== Exercise ==
Print the records below exactly, from the line containing "Clone this chart in matplotlib." down to the line containing "from matplotlib.ticker import FuncFormatter", both lines included, and omit every picture.

(Charts and diagrams as code)

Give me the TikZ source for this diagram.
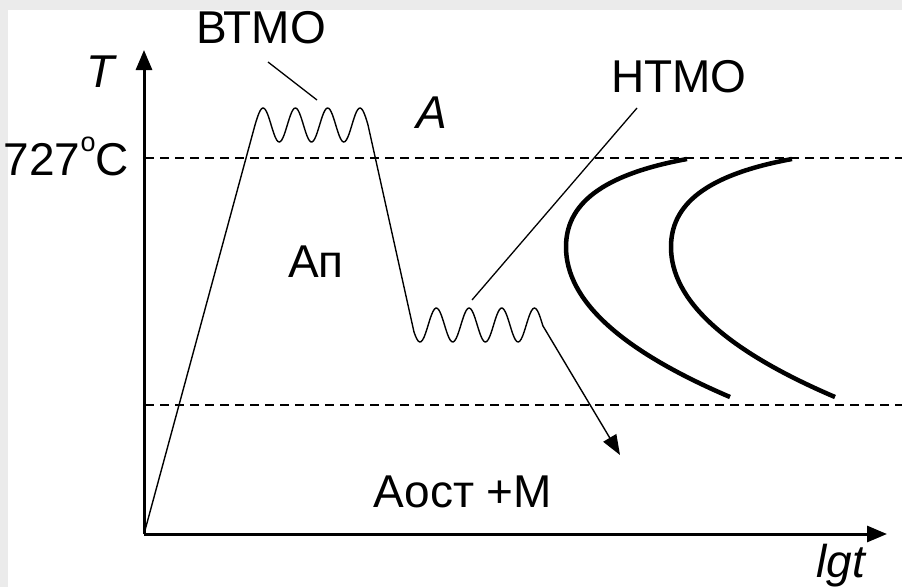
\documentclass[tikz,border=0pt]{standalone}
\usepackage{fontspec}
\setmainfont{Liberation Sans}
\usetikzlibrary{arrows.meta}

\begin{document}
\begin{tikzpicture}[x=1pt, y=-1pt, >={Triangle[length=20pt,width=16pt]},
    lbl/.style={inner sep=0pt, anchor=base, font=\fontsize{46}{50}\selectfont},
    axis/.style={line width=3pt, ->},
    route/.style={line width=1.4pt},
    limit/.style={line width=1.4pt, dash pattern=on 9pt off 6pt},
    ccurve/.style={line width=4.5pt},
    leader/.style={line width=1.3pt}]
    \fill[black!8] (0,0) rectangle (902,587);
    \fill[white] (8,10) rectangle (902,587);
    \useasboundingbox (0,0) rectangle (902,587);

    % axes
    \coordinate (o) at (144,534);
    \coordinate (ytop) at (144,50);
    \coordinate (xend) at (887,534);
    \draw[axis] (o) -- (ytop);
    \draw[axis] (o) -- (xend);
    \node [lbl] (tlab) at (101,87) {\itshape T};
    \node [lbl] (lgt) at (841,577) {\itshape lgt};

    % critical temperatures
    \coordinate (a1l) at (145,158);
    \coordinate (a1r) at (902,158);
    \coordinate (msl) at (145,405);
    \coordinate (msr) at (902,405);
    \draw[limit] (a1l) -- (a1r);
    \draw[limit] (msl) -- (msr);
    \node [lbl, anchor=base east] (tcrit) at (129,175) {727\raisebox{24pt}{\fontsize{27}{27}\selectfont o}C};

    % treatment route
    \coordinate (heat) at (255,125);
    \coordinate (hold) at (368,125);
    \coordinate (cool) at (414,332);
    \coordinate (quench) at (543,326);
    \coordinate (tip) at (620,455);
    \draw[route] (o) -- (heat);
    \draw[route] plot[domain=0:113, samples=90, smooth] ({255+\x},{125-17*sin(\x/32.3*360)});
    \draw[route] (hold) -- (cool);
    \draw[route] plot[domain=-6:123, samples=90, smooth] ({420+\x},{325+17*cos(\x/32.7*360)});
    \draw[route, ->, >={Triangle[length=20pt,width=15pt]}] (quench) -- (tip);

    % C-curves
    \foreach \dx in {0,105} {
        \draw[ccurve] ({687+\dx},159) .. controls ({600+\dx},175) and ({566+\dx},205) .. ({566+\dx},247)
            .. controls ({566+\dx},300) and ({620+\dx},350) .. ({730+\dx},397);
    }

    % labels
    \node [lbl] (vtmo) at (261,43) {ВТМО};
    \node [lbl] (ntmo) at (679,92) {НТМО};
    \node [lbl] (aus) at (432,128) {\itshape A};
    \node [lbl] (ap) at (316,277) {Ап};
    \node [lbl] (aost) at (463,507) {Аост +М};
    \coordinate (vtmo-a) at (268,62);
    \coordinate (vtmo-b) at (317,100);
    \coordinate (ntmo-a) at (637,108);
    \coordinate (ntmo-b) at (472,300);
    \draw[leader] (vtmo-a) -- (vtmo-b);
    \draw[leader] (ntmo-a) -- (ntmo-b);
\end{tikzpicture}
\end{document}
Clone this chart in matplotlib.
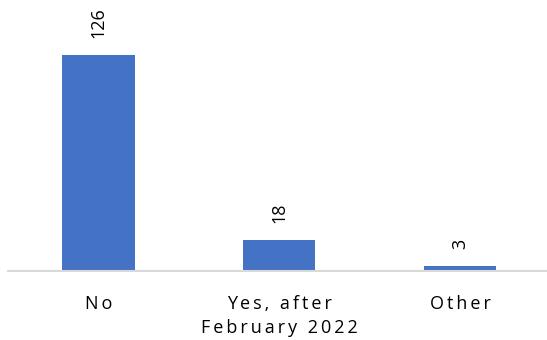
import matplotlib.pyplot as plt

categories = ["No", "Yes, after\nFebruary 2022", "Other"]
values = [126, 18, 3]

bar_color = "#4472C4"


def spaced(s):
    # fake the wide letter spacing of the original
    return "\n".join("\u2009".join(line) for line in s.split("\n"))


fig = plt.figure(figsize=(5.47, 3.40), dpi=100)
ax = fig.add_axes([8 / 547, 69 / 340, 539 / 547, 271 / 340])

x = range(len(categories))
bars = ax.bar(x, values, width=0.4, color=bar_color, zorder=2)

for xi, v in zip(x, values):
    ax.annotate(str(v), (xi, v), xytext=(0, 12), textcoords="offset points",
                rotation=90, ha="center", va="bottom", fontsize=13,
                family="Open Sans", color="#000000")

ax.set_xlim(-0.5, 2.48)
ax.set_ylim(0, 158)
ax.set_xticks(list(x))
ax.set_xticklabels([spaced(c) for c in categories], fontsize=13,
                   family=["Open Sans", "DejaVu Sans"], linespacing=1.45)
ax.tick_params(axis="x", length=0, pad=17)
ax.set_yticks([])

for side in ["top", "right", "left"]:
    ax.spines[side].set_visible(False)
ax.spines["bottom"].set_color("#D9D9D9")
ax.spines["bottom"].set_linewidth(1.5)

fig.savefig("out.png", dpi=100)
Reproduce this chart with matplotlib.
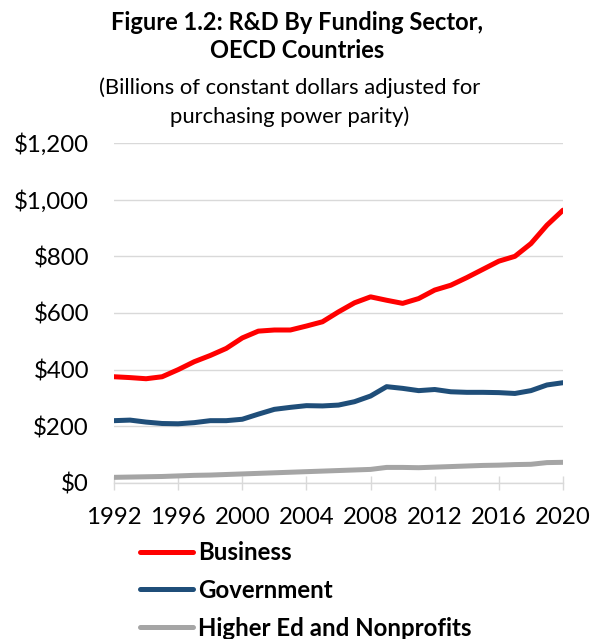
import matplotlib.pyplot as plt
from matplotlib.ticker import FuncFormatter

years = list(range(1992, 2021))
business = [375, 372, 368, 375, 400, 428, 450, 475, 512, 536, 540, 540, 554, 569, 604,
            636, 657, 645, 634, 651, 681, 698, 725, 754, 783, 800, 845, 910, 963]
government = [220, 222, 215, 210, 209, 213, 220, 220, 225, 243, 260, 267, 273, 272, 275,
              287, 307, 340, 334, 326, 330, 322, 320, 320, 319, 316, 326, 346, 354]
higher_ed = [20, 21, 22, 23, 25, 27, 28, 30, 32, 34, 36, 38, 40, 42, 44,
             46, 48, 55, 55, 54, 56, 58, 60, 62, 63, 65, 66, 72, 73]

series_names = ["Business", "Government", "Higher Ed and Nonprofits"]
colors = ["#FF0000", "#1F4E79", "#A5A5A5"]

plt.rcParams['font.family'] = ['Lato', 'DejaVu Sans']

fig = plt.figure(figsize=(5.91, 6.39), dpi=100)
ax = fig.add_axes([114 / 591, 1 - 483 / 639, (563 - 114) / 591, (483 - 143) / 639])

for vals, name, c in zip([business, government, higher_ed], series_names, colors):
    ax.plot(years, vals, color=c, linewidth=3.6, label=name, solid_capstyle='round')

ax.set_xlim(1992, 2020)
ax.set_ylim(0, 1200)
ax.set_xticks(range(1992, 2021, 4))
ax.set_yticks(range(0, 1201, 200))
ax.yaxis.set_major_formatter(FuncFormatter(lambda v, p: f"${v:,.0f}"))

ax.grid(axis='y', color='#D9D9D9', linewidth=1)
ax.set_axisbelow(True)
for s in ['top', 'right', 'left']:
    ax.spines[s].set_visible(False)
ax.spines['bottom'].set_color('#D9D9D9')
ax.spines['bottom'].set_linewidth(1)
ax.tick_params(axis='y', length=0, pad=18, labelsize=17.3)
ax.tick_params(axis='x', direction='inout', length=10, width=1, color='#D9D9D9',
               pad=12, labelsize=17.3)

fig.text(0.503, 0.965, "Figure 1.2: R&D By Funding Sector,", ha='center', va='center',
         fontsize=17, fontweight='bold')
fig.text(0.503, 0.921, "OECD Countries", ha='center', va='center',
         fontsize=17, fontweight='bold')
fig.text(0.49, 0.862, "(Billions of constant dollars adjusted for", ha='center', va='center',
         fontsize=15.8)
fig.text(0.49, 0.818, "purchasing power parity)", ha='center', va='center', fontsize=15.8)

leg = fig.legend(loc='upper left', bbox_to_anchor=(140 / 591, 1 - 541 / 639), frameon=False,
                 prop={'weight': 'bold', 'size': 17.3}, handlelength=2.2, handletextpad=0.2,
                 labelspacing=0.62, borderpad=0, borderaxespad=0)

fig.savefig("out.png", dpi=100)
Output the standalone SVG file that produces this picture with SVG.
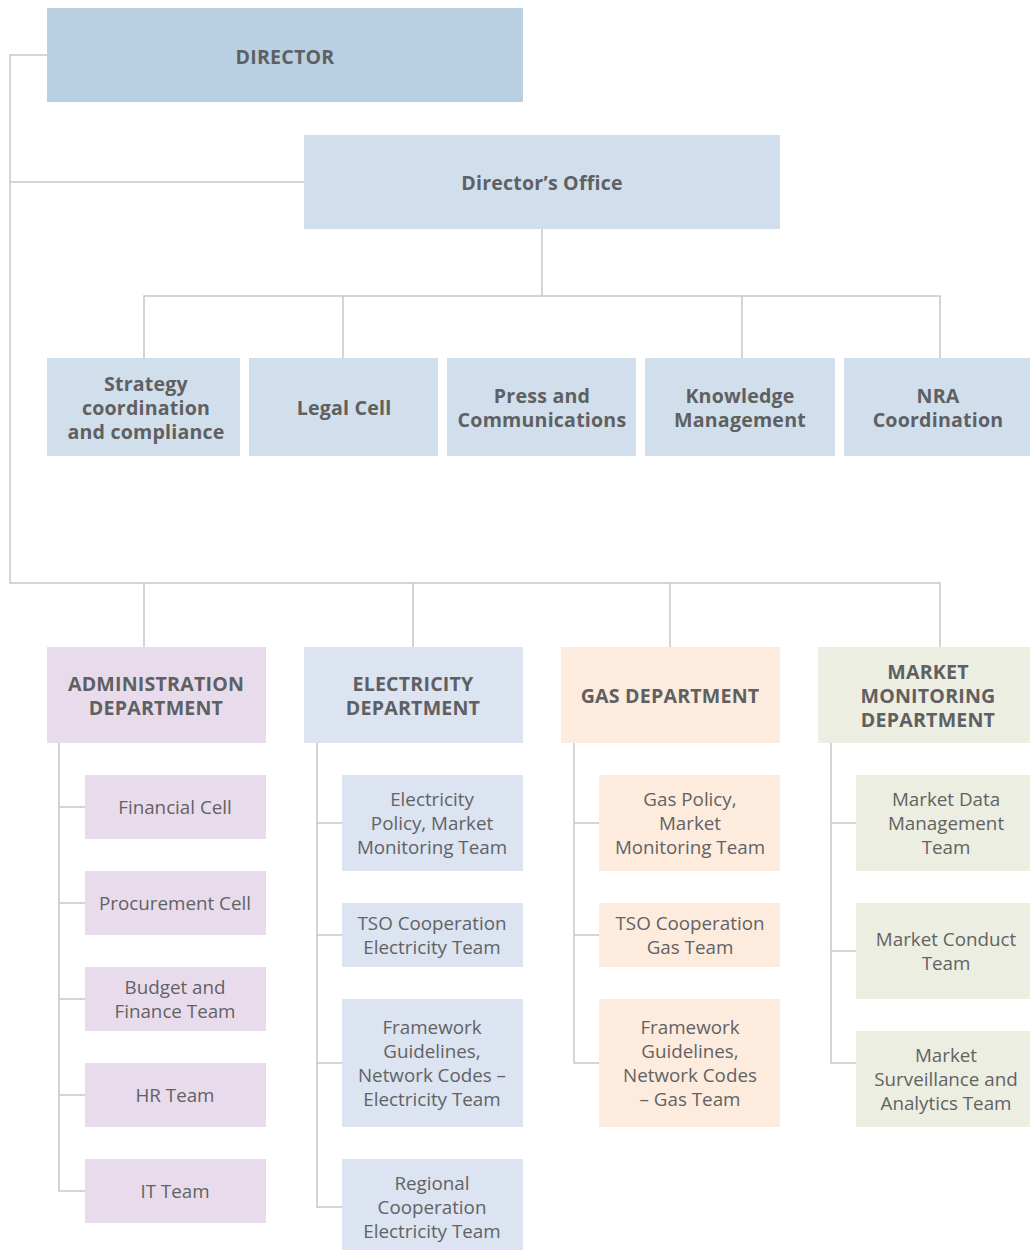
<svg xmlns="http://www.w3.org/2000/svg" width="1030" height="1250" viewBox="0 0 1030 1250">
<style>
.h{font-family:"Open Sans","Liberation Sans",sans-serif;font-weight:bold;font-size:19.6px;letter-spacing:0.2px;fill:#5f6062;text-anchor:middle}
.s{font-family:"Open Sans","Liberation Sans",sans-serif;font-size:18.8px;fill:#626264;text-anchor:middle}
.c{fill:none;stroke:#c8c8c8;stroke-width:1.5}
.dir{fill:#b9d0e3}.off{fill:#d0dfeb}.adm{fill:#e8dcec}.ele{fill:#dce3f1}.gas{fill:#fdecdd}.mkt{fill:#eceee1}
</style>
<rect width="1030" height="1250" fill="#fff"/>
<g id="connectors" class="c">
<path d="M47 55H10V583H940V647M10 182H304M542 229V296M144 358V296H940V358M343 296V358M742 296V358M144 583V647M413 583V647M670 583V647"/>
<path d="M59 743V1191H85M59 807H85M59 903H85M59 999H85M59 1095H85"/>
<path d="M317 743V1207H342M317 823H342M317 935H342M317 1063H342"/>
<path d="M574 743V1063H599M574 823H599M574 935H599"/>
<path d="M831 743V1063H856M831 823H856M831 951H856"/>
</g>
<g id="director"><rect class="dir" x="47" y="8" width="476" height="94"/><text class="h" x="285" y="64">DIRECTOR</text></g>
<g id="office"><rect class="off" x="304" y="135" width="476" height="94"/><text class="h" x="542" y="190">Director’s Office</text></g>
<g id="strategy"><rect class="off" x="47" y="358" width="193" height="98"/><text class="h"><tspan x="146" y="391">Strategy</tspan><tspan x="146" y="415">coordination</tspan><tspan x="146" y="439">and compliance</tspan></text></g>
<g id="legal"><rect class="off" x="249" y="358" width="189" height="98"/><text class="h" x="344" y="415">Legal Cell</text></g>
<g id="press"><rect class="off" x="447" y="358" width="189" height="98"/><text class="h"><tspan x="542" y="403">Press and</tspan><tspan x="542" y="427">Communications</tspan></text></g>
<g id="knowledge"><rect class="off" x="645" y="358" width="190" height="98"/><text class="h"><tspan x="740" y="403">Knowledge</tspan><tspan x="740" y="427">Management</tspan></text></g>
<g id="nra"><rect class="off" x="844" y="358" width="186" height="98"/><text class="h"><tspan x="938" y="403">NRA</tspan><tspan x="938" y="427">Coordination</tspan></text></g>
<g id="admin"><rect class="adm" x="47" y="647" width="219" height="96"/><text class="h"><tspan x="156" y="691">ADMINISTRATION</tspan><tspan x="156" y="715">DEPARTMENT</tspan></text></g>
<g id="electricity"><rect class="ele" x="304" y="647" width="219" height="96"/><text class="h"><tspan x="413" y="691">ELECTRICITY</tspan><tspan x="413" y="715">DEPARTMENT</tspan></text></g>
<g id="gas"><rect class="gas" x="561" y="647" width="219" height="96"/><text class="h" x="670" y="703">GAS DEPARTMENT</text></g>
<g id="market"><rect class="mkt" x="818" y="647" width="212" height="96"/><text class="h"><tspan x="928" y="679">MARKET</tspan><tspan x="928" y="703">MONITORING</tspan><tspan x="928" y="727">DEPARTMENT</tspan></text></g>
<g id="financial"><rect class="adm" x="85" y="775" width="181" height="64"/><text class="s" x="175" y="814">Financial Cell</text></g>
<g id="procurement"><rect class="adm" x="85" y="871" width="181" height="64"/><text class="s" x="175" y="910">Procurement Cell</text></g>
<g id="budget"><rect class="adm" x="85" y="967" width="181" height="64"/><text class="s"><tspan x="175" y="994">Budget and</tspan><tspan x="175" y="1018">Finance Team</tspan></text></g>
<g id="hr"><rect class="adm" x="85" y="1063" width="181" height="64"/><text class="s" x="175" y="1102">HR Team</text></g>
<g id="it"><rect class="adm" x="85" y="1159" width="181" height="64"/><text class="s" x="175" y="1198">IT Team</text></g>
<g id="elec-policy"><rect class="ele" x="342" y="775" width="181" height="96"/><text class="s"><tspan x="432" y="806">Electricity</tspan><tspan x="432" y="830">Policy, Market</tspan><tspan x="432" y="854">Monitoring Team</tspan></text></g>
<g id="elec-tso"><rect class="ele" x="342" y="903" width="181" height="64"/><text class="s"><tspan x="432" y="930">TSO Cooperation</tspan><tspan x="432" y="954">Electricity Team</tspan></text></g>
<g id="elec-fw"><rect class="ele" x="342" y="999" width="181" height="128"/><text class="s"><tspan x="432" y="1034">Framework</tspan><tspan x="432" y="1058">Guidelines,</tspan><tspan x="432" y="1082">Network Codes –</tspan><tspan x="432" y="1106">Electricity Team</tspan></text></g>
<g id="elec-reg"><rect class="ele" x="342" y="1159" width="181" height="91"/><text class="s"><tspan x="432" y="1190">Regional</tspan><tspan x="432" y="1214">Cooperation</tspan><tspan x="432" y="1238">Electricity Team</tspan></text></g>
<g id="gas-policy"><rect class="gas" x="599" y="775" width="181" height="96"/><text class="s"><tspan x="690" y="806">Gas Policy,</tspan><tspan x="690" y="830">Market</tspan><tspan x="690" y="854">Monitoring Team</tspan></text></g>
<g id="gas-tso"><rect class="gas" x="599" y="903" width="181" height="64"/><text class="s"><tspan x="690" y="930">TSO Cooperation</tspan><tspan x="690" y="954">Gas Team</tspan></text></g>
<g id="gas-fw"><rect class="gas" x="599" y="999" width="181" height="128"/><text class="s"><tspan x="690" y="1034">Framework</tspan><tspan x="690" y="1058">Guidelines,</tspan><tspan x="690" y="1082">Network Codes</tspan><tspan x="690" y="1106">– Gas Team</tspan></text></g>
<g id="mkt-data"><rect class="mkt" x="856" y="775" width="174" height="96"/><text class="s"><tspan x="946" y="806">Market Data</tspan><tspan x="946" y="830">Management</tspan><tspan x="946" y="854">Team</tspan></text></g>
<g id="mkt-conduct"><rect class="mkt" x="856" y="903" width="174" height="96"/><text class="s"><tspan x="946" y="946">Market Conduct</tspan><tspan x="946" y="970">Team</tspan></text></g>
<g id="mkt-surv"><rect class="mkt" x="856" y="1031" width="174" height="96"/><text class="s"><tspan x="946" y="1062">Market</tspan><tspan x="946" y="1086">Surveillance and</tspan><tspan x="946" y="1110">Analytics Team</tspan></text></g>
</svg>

== Completed exercise ==
Clone this chart in matplotlib.
import matplotlib.pyplot as plt

categories = ["No", "Yes, after\nFebruary 2022", "Other"]
values = [126, 18, 3]

bar_color = "#4472C4"


def spaced(s):
    # fake the wide letter spacing of the original
    return "\n".join("\u2009".join(line) for line in s.split("\n"))


fig = plt.figure(figsize=(5.47, 3.40), dpi=100)
ax = fig.add_axes([8 / 547, 69 / 340, 539 / 547, 271 / 340])

x = range(len(categories))
bars = ax.bar(x, values, width=0.4, color=bar_color, zorder=2)

for xi, v in zip(x, values):
    ax.annotate(str(v), (xi, v), xytext=(0, 12), textcoords="offset points",
                rotation=90, ha="center", va="bottom", fontsize=13,
                family="Open Sans", color="#000000")

ax.set_xlim(-0.5, 2.48)
ax.set_ylim(0, 158)
ax.set_xticks(list(x))
ax.set_xticklabels([spaced(c) for c in categories], fontsize=13,
                   family=["Open Sans", "DejaVu Sans"], linespacing=1.45)
ax.tick_params(axis="x", length=0, pad=17)
ax.set_yticks([])

for side in ["top", "right", "left"]:
    ax.spines[side].set_visible(False)
ax.spines["bottom"].set_color("#D9D9D9")
ax.spines["bottom"].set_linewidth(1.5)

fig.savefig("out.png", dpi=100)
Reproduce this chart with matplotlib.
import matplotlib.pyplot as plt
from matplotlib.ticker import FuncFormatter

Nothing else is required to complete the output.